**What to produce**
Select, from the material below, each line with "matplotlib" in it.

**Data shown**
-- BEGIN --

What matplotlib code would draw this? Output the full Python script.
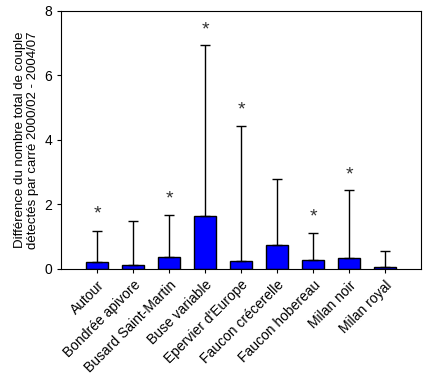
import numpy as np
import matplotlib.pyplot as plt

plt.rcParams['font.family'] = ['Liberation Sans', 'DejaVu Sans']

especes = ['Autour', 'Bondrée apivore', 'Busard Saint-Martin', 'Buse variable',
           "Epervier d'Europe", 'Faucon crécerelle', 'Faucon hobereau',
           'Milan noir', 'Milan royal']
moyennes = [0.21, 0.11, 0.36, 1.63, 0.24, 0.73, 0.27, 0.33, 0.06]
hauts_erreur = [1.18, 1.49, 1.66, 6.93, 4.42, 2.78, 1.10, 2.44, 0.55]
etoiles = [1.85, None, 2.31, 7.56, 5.07, None, 1.76, 3.07, None]

fig = plt.figure(figsize=(4.46, 3.84), dpi=100)
ax = fig.add_axes([0.137, 0.2995, 0.807, 0.673])

x = np.arange(len(especes))
err = np.array(hauts_erreur) - np.array(moyennes)
ax.bar(x, moyennes, width=0.62, color='#0000ff', edgecolor='black', linewidth=1,
       yerr=[np.zeros(len(x)), err], capsize=3.5,
       error_kw=dict(elinewidth=1, capthick=1, ecolor='black'), zorder=2)

# asterisques de significativite
for i, s in enumerate(etoiles):
    if s is not None:
        ax.annotate('*', (i, s), xytext=(0, -3.5), textcoords='offset points',
                    ha='center', va='center', fontsize=14, color='#333333')

ax.set_xlim(-1, 9)
ax.set_ylim(0, 8)
ax.set_yticks([0, 2, 4, 6, 8])
ax.set_xticks(x)
ax.set_xticklabels(especes, rotation=45, ha='right', rotation_mode='anchor', fontsize=10)
ax.tick_params(axis='y', labelsize=10, length=3, direction='out')
ax.tick_params(axis='x', length=3, direction='out')
ax.set_ylabel('Différence du nombre total de couple\ndétectés par carré 2000/02 - 2004/07',
              fontsize=9.5, linespacing=1.1)

plt.savefig('out.png', dpi=100)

-- END --

**Answer for this exercise**
What matplotlib code would draw this? Output the full Python script.
import matplotlib.pyplot as plt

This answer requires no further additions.